Using soft skills in client interactions

Recognising what soft skills you possess as an adviser is useful, but understanding how to use those skills appropriately during client meetings is the next step.

Using the same interpersonal skills across all your clients is not likely to work, as people respond differently to various approaches.

“We ascribe the same level of importance to interpersonal and behavioural skills as to the technical knowledge of our financial planners,” explains Marie Calvin, 1825 national academy manager.

“While technical expertise is clearly a crucial element of a good financial planner, interpersonal and behavioural skills help our advisers create the right solutions to meet our clients’ goals.”

For chartered financial planner Claire Walsh, of Aspect 8 Financial Planning, soft skills allow her to draw information out of her clients, rather than client meetings being a purely transactional process.

“What I’ve found is the more you can make people feel comfortable and empathise with them, the better you’re going to build a relationship with them and they’re going to feel comfortable opening up to you further,” she notes. 

Reading between the lines

One of the challenges is being able to determine what it is a client has come to see their adviser about.

Ms Walsh explains: “One of the things I’ve noticed is people often have some explicit reason why they’ve come but there are other things at play and it’s often [about] trying to read between the lines quite subtly.”

Darren Smith, head of the Financial Adviser School, agrees it is as much about understanding what the client is not saying as what they are saying and suggests: “it involves reading their body language and listening beyond words alone”.

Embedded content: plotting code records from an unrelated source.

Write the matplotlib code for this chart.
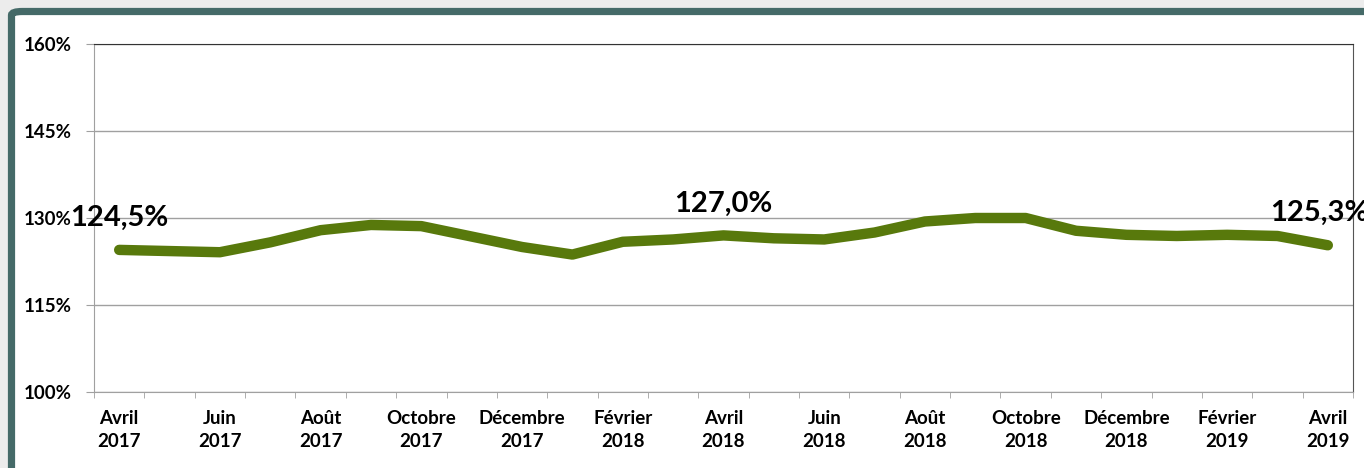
import matplotlib.pyplot as plt
from matplotlib.patches import FancyBboxPatch

# Monthly ratio, April 2017 -> April 2019
months = ["Avril\n2017", "Mai\n2017", "Juin\n2017", "Juillet\n2017", "Août\n2017",
          "Septembre\n2017", "Octobre\n2017", "Novembre\n2017", "Décembre\n2017",
          "Janvier\n2018", "Février\n2018", "Mars\n2018", "Avril\n2018", "Mai\n2018",
          "Juin\n2018", "Juillet\n2018", "Août\n2018", "Septembre\n2018",
          "Octobre\n2018", "Novembre\n2018", "Décembre\n2018", "Janvier\n2019",
          "Février\n2019", "Mars\n2019", "Avril\n2019"]
values = [124.5, 124.3, 124.1, 125.8, 127.9, 128.8, 128.6, 126.8, 125.0, 123.7,
          125.9, 126.3, 127.0, 126.5, 126.3, 127.5, 129.4, 130.0, 130.0, 127.8,
          127.1, 126.9, 127.1, 126.9, 125.3]
labelled = {0: "124,5%", 12: "127,0%", 24: "125,3%"}
yticks = [100, 115, 130, 145, 160]

plt.rcParams["font.family"] = ["Lato", "DejaVu Sans"]

fig = plt.figure(figsize=(13.64, 4.68), dpi=100)
fig.patch.set_facecolor("#ececec")

# dark frame around the chart
frame = FancyBboxPatch((11.5 / 1364, -0.05), 1.2, 1 - 11.5 / 468 + 0.05,
                       boxstyle="round,pad=0,rounding_size=0.008",
                       transform=fig.transFigure, facecolor="white",
                       edgecolor="#456a68", linewidth=5.2, zorder=-1)
fig.patches.append(frame)

ax = fig.add_axes([94 / 1364, 1 - 392 / 468, (1353 - 94) / 1364, (392 - 44) / 468])
ax.set_facecolor("none")

x = list(range(len(values)))
ax.plot(x, values, color="#58790c", linewidth=7.5, solid_capstyle="round",
        solid_joinstyle="round", zorder=3, clip_on=False)

for i, txt in labelled.items():
    dx = -6 if i == len(values) - 1 else 0
    ax.annotate(txt, (x[i], values[i]), xytext=(dx, 23), textcoords="offset points",
                ha="center", va="center", fontsize=21, fontweight="bold",
                color="black", zorder=5, annotation_clip=False)

ax.set_xlim(-0.5, len(values) - 0.5)
ax.set_ylim(100, 160)
ax.set_yticks(yticks)
ax.set_yticklabels([f"{v}%" for v in yticks], fontsize=13.5, fontweight="bold")
ax.yaxis.grid(True, color="#a0a0a0", linewidth=1)
ax.set_axisbelow(True)

ax.set_xticks([i for i in x[::2]])
ax.set_xticklabels(months[::2], fontsize=13.5, fontweight="bold", linespacing=1.45)
ax.set_xticks([i - 0.5 for i in range(len(values) + 1)], minor=True)
ax.tick_params(axis="x", which="major", length=0, pad=13)
ax.tick_params(axis="x", which="minor", length=4.5, color="#a0a0a0")
ax.tick_params(axis="y", length=6, color="#a0a0a0", pad=10)

for side in ["left", "bottom"]:
    ax.spines[side].set_color("#a0a0a0")
ax.spines["top"].set_color("#333333")
ax.spines["right"].set_color("#555555")

fig.savefig("out.png", dpi=100, facecolor=fig.get_facecolor())
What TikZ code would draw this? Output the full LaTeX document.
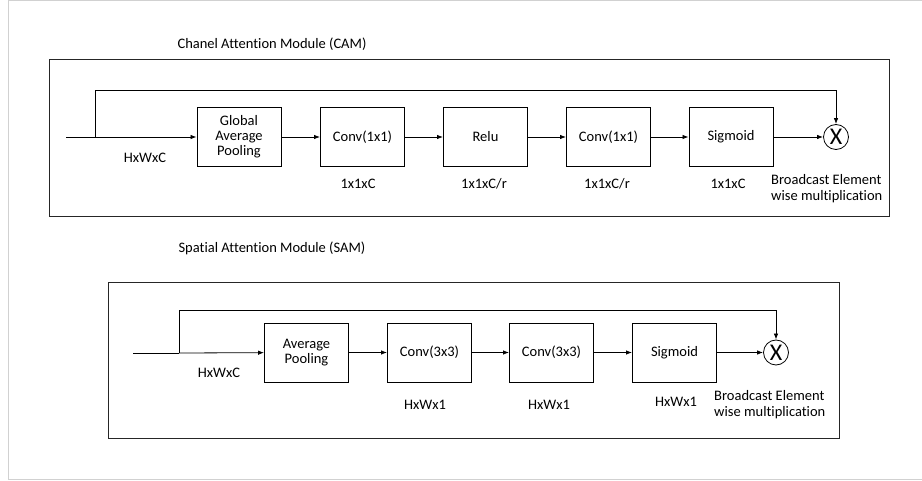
\documentclass[tikz,border=0pt]{standalone}
\usepackage{fontspec}
\setmainfont{Carlito}[Ligatures=NoCommon,RawFeature={-liga;-clig;-dlig}]
\usetikzlibrary{arrows.meta}
\begin{document}
\begin{tikzpicture}[x=1pt,y=-1pt,
  font=\fontsize{14.5}{17}\selectfont,
  blk/.style={draw=black,line width=0.95pt,minimum width=84pt,minimum height=59pt,inner sep=1pt,align=center},
  mul/.style={draw=black,line width=0.8pt,circle,minimum size=25pt,inner sep=0pt,font=\fontsize{24}{26}\selectfont},
  frm/.style={draw=black!85,line width=0.95pt},
  lnk/.style={draw=black,line width=0.8pt},
  arr/.style={lnk,-{Latex[length=6pt,width=4.5pt]}},
  lbl/.style={inner sep=0pt,anchor=center}]
\useasboundingbox (0,0) rectangle (922,481);
\draw[black!18,line width=1pt] (930,1) -- (8,1) -- (8,479) -- (930,479);
% ---------- CAM ----------
\node[lbl] (camt) at (272,44) {Chanel Attention Module (CAM)};
\draw[frm] (49,59) rectangle (889,216);
\coordinate (cin) at (66,137);
\coordinate (cbr) at (95,137);
\node[blk] (gap) at (239,137) {Global\\[-2pt]Average\\[-2pt]Pooling};
\node[blk] (cv1) at (362.5,137) {Conv(1x1)};
\node[blk] (rel) at (485.5,137) {Relu};
\node[blk] (cv2) at (608.5,137) {Conv(1x1)};
\node[blk] (sg1) at (731,137) {Sigmoid};
\node[mul] (m1) at (836,137) {X};
\coordinate (ctl) at (95,90);
\coordinate (ctr) at (836,90);
\draw[lnk] (cin) -- (cbr);
\draw[arr] (cbr) -- (gap);
\draw[arr] (gap) -- (cv1);
\draw[arr] (cv1) -- (rel);
\draw[arr] (rel) -- (cv2);
\draw[arr] (cv2) -- (sg1);
\draw[arr] (sg1) -- (m1);
\draw[arr] (cbr) -- (ctl) -- (ctr) -- (m1);
\node[lbl] (l1) at (145,158) {HxWxC};
\node[lbl] (l2) at (358,184) {1x1xC};
\node[lbl] (l3) at (484,184) {1x1xC/r};
\node[lbl] (l4) at (607,184) {1x1xC/r};
\node[lbl] (l5) at (728,184) {1x1xC};
\node[lbl,anchor=west,align=left] (b1) at (771,188.5) {Broadcast Element\\[-1pt]wise multiplication};
% ---------- SAM ----------
\node[lbl] (samt) at (272,248) {Spatial Attention Module (SAM)};
\draw[frm] (108,282) rectangle (839,438);
\coordinate (sin) at (133,353);
\coordinate (sbr) at (179,353);
\node[blk] (ap) at (306.5,352.5) {Average\\[-2pt]Pooling};
\node[blk] (c31) at (429.5,352.5) {Conv(3x3)};
\node[blk] (c32) at (551.5,352.5) {Conv(3x3)};
\node[blk] (sg2) at (674.5,352.5) {Sigmoid};
\node[mul] (m2) at (776,352.5) {X};
\coordinate (stl) at (179,310);
\coordinate (str) at (776,310);
\draw[lnk] (sin) -- (sbr);
\draw[arr] (sbr) -- (ap);
\draw[arr] (ap) -- (c31);
\draw[arr] (c31) -- (c32);
\draw[arr] (c32) -- (sg2);
\draw[arr] (sg2) -- (m2);
\draw[arr] (sbr) -- (stl) -- (str) -- (m2);
\node[lbl] (s1) at (219,373) {HxWxC};
\node[lbl] (s2) at (425,405) {HxWx1};
\node[lbl] (s3) at (549,405) {HxWx1};
\node[lbl] (s4) at (676,402) {HxWx1};
\node[lbl,anchor=west,align=left] (b2) at (714,405) {Broadcast Element\\[-1pt]wise multiplication};
\end{tikzpicture}
\end{document}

“This understanding can help engender trust, which is at the heart of financial planning,” he continues. 

“Money is an emotive subject and people need to be certain that their financial future is in the hands of someone they can trust.”

Listen and learn

Listening skills are vital in a job like counselling – a career that financial advice is often likened to.

Tom Hegarty, managing director at New Model Business Academy, says one of the most important skills is the ability to listen to clients.

He explains: “We do surveys quite a lot and one of the strongest results that came back from the survey around soft skills was listening to clients and exploring exactly what they want. 

“What it involves is an adviser genuinely listening to a client without any kind of fixed or pre-determined agenda or outcome, which is very difficult to do.

"Because when an adviser is sitting there and they speak to a client, a lot of the time they have their own agenda, in terms of they think they already know what the client wants, what the client needs and they already have an idea in mind of how to help that client.”